## [Challenge]
Scan the entries below for the word "this". Copy each line that has it.

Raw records
[start]
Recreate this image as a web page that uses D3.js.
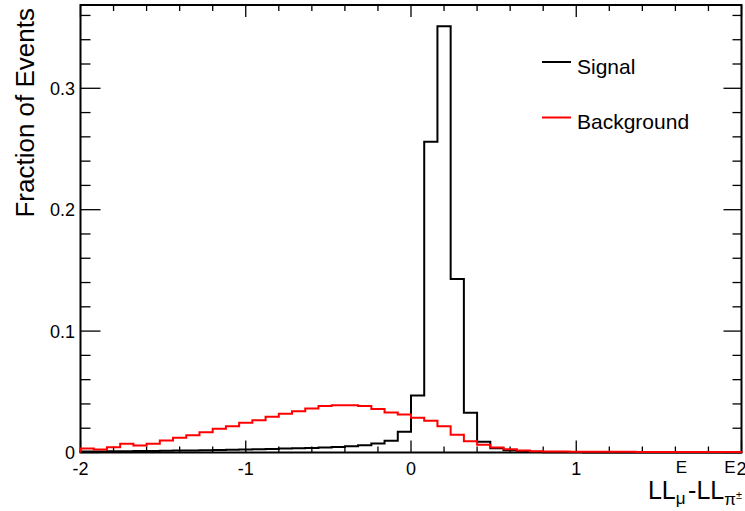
<!DOCTYPE html>
<html><head><meta charset="utf-8">
<script src="https://cdn.jsdelivr.net/npm/d3@7"></script>
<style>
body{margin:0;background:#fff}
svg{display:block}
text{font-family:"Liberation Sans",Arial,Helvetica,sans-serif;fill:#000}
</style>
</head><body>
<svg id="c" width="745" height="511"></svg>
<script>
// ---- data ----
const xMin = -2, xMax = 2, nBins = 50;
const signal = [0.0008,0.0009,0.0010,0.0011,0.0012,0.0013,0.0014,0.0016,0.0017,0.0019,
  0.0021,0.0023,0.0025,0.0027,0.0029,0.0032,0.0035,0.0038,0.0042,0.0046,
  0.0051,0.0060,0.0075,0.0097,0.0170,0.0470,0.2560,0.3510,0.1430,0.0327,
  0.0088,0.0035,0.0018,0.0011,0.0007,0.0003,0.0002,0.0002,0.0001,0.0001,
  0.0001,0.0001,0,0,0,0,0,0,0,0];
const background = [0.0033,0.0025,0.0044,0.0072,0.0058,0.0072,0.0099,0.0121,0.0143,0.0167,
  0.0195,0.0217,0.0245,0.0266,0.0294,0.0319,0.0340,0.0363,0.0382,0.0390,
  0.0390,0.0382,0.0358,0.0330,0.0312,0.0287,0.0262,0.0217,0.0146,0.0093,
  0.0063,0.0041,0.0026,0.0017,0.0011,0.0009,0.0008,0.0007,0.0007,0.0006,
  0.0006,0.0006,0.0005,0.0005,0.0005,0.0005,0.0005,0.0005,0.0005,0.0005];
const xTickLabels = ["-2","-1","0","1","2"];
const xTickValues = [-2,-1,0,1,2];
const yTickLabels = ["0","0.1","0.2","0.3"];
const yTickValues = [0,0.1,0.2,0.3];
const seriesNames = ["Signal","Background"];
const seriesColors = ["#000000","#ff0000"];
const yTitle = "Fraction of Events";

// ---- layout ----
const L = 80.5, R = 741.5, T = 5, B = 452.5;
const yMax = 0.3686;
const svg = d3.select("#c");
const x = d3.scaleLinear().domain([xMin, xMax]).range([L, R]);
const y = d3.scaleLinear().domain([0, yMax]).range([B, T]);

// minor ticks
const xMinor = d3.range(0, 21).map(i => xMin + i * 0.2).filter(v => !xTickValues.some(m => Math.abs(m - v) < 1e-9));
const yMinor = d3.range(0, 19).map(i => i * 0.02).filter(v => v <= yMax && !yTickValues.some(m => Math.abs(m - v) < 1e-9));

const g = svg.append("g");
const tick = (x1,y1,x2,y2) => g.append("line").attr("x1",x1).attr("y1",y1).attr("x2",x2).attr("y2",y2)
  .attr("stroke","#000").attr("stroke-width",1.3);
xTickValues.forEach(v => { tick(x(v),B,x(v),B-12); tick(x(v),T,x(v),T+12); });
xMinor.forEach(v => { tick(x(v),B,x(v),B-6); tick(x(v),T,x(v),T+6); });
yTickValues.forEach(v => { tick(L,y(v),L+20,y(v)); tick(R,y(v),R-18,y(v)); });
yMinor.forEach(v => { tick(L,y(v),L+10,y(v)); tick(R,y(v),R-9,y(v)); });

// frame
svg.append("rect").attr("x",L).attr("y",T).attr("width",R-L).attr("height",B-T)
  .attr("fill","none").attr("stroke","#000").attr("stroke-width",2);

// tick labels
svg.selectAll(".xl").data(xTickValues).enter().append("text")
  .attr("x", d => x(d)).attr("y", 475).attr("text-anchor","middle")
  .style("font-size","18px").text((d,i) => xTickLabels[i]);
svg.selectAll(".yl").data(yTickValues).enter().append("text")
  .attr("x", 75).attr("y", d => y(d) + 6.5).attr("text-anchor","end")
  .style("font-size","18px").text((d,i) => yTickLabels[i]);

// histograms
const bw = (xMax - xMin) / nBins;
function histPoints(vals){
  const pts = [[xMin, 0]];
  vals.forEach((v,i) => { pts.push([xMin + i*bw, v]); pts.push([xMin + (i+1)*bw, v]); });
  pts.push([xMax, 0]);
  return pts;
}
const line = d3.line().x(d => x(d[0])).y(d => y(d[1]));
[signal, background].forEach((vals, i) => {
  svg.append("path").attr("d", line(histPoints(vals))).attr("fill","none")
    .attr("stroke", seriesColors[i]).attr("stroke-width", 2).attr("stroke-linejoin","miter");
});

// legend
const legY = [62, 117.5];
seriesNames.forEach((name, i) => {
  svg.append("line").attr("x1",542).attr("x2",571).attr("y1",legY[i]).attr("y2",legY[i])
    .attr("stroke",seriesColors[i]).attr("stroke-width",2);
  svg.append("text").attr("x",577).attr("y",legY[i]+11.5).style("font-size","21px").text(name);
});

// y title
svg.append("text").attr("transform","translate(34,8) rotate(-90)").attr("text-anchor","end")
  .style("font-size","26px").text(yTitle);

// x title: LL_mu^E - LL_pi^E
const base = 499;
const big = 25, small = 17, tiny = 11;
function measure(str, size){
  const t = svg.append("text").style("font-size", size+"px").text(str);
  const w = t.node().getComputedTextLength(); t.remove(); return w;
}
const parts = [
  {type:"txt", s:"LL"},
  {type:"supsub", sup:"E", sub:[["μ",small,5]]},
  {type:"txt", s:"-"},
  {type:"txt", s:"LL"},
  {type:"supsub", sup:"E", sub:[["π",small,6],["±",tiny,0]]}
];
let widths = parts.map(p => {
  if (p.type === "txt") return measure(p.s, big);
  const ws = measure(p.sup, small);
  const wsub = p.sub.reduce((a,s) => a + measure(s[0], s[1]), 0);
  return Math.max(ws, wsub) + 1;
});
const total = d3.sum(widths);
let cx = 743 - total;
parts.forEach((p, i) => {
  if (p.type === "txt") {
    svg.append("text").attr("x",cx).attr("y",base).style("font-size",big+"px").text(p.s);
  } else {
    svg.append("text").attr("x",cx).attr("y",base-26).style("font-size",small+"px").text(p.sup);
    let sx = cx;
    p.sub.forEach(s => {
      svg.append("text").attr("x",sx).attr("y",base + s[2]).style("font-size",s[1]+"px").text(s[0]);
      sx += measure(s[0], s[1]);
    });
  }
  cx += widths[i];
});
</script>
</body></html>
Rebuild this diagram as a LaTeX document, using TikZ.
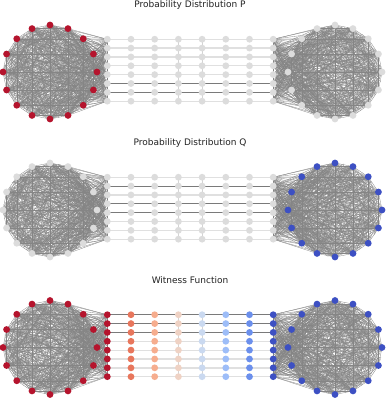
\documentclass[tikz,border=0pt]{standalone}
\usepackage{fontspec}
\setmainfont{DejaVu Sans}
\definecolor{cwred}{HTML}{B5142D}
\definecolor{cwblue}{HTML}{3D50C3}
\definecolor{ngray}{HTML}{DCDCDC}
\definecolor{cliquegray}{HTML}{858585}
\definecolor{meshgray}{HTML}{8E8E8E}
\definecolor{rowlight}{HTML}{E0E0E0}
\definecolor{rowdark}{HTML}{7A7A7A}
\definecolor{vlinkcol}{HTML}{D4D4D4}
\definecolor{cwA}{HTML}{E8765C}
\definecolor{cwB}{HTML}{F6AD8E}
\definecolor{cwC}{HTML}{EFD2C4}
\definecolor{cwD}{HTML}{CAD9F0}
\definecolor{cwE}{HTML}{9DBDF8}
\definecolor{cwF}{HTML}{6B8FEC}
\definecolor{titlecol}{HTML}{222222}
\tikzset{
  cedge/.style={draw=cliquegray, line width=0.3pt},
  medge/.style={draw=meshgray, line width=0.22pt},
  vnode/.style={circle, inner sep=0pt, minimum size=6.8pt, draw=none},
  lightrow/.style={draw=rowlight, line width=1.2pt},
  thickrow/.style={draw=rowlight, line width=2pt},
  darkrow/.style={draw=rowdark, line width=0.9pt},
  vlink/.style={draw=vlinkcol, line width=0.5pt},
  titletext/.style={font=\fontsize{9}{10}\selectfont, text=titlecol}
}
% random chords filling a clique: #1 centre x, #2 centre y, #3 column x
\newcommand{\mymesh}[3]{%
  \foreach \r in {1,...,260} {
    \pgfmathsetmacro\ta{360*rnd}
    \pgfmathsetmacro\tb{360*rnd}
    \pgfmathsetmacro\ra{47*sqrt(0.55+0.45*rnd)}
    \pgfmathsetmacro\rb{47*sqrt(0.55+0.45*rnd)}
    \draw[medge] ({#1+\ra*cos(\ta)}, {#2-\ra*sin(\ta)}) -- ({#1+\rb*cos(\tb)}, {#2-\rb*sin(\tb)});
  }
  \foreach \r in {1,...,60} {
    \pgfmathsetmacro\ta{360*rnd}
    \pgfmathsetmacro\ra{47*sqrt(0.4+0.6*rnd)}
    \pgfmathsetmacro\yb{#2-1.8+(7*rnd-3.5)*8.85}
    \draw[medge] ({#1+\ra*cos(\ta)}, {#2-\ra*sin(\ta)}) -- (#3, \yb);
  }
}
% #1 id, #2 cy, #3 left colour, #4 right colour, #5 title, #6 row styles, #7 column colours
\newcommand{\mypanel}[7]{%
  \foreach \k in {0,...,15} {
    \coordinate (a#1-\k) at ({50+47*cos(90-22.5*\k)}, {#2-47*sin(90-22.5*\k)});
    \coordinate (b#1-\k) at ({335+47*cos(90-22.5*\k)}, {#2-47*sin(90-22.5*\k)});
  }
  \foreach \i in {0,...,7} {
    \foreach \j in {0,...,7} {
      \coordinate (c#1-\i-\j) at ({107.3+23.7*\j}, {#2-1.8+(\i-3.5)*8.85});
    }
    \pgfmathtruncatemacro\kk{16+\i}
    \coordinate (a#1-\kk) at (c#1-\i-0);
    \coordinate (b#1-\kk) at (c#1-\i-7);
  }
  \mymesh{50}{#2}{107.3}
  \mymesh{335}{#2}{273.2}
  \foreach \m in {0,...,22} {
    \pgfmathtruncatemacro\s{\m+1}
    \foreach \n in {\s,...,23} {
      \draw[cedge] (a#1-\m) -- (a#1-\n);
      \draw[cedge] (b#1-\m) -- (b#1-\n);
    }
  }
  \foreach \i in {0,...,6} {
    \pgfmathtruncatemacro\ii{\i+1}
    \draw[vlink] (c#1-\i-3) -- (c#1-\ii-3);
    \draw[vlink] (c#1-\i-4) -- (c#1-\ii-4);
  }
  \foreach \i/\st in {#6} {
    \foreach \j in {0,...,6} {
      \pgfmathtruncatemacro\jj{\j+1}
      \draw[\st] (c#1-\i-\j) -- (c#1-\i-\jj);
    }
  }
  \foreach \k in {0,...,15} {
    \node[vnode, fill=#3] (A#1-\k) at (a#1-\k) {};
    \node[vnode, fill=#4] (B#1-\k) at (b#1-\k) {};
  }
  \foreach \j/\col in {#7} {
    \foreach \i in {0,...,7} {
      \node[vnode, fill=\col] (N#1-\i-\j) at (c#1-\i-\j) {};
    }
  }
  \node[titletext] (T#1) at (190, #2-67) {#5};
}
\begin{document}
\begin{tikzpicture}[x=1pt,y=-1pt]
\pgfmathsetseed{7}
\useasboundingbox[fill=white] (0,0) rectangle (386,400);
\mypanel{1}{72}{cwred}{ngray}{Probability Distribution P}%
  {0/lightrow,1/lightrow,2/lightrow,3/lightrow,4/lightrow,5/darkrow,6/darkrow,7/lightrow}%
  {0/ngray,1/ngray,2/ngray,3/ngray,4/ngray,5/ngray,6/ngray,7/ngray}
\mypanel{2}{210}{ngray}{cwblue}{Probability Distribution Q}%
  {0/lightrow,1/darkrow,2/lightrow,3/darkrow,4/darkrow,5/lightrow,6/lightrow,7/lightrow}%
  {0/ngray,1/ngray,2/ngray,3/ngray,4/ngray,5/ngray,6/ngray,7/ngray}
\mypanel{3}{347.5}{cwred}{cwblue}{Witness Function}%
  {0/darkrow,1/darkrow,2/darkrow,3/lightrow,4/lightrow,5/lightrow,6/thickrow,7/lightrow}%
  {0/cwred,1/cwA,2/cwB,3/cwC,4/cwD,5/cwE,6/cwF,7/cwblue}
\end{tikzpicture}
\end{document}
[end]
## [Correct response]
Recreate this image as a web page that uses D3.js.
Rebuild this diagram as a LaTeX document, using TikZ.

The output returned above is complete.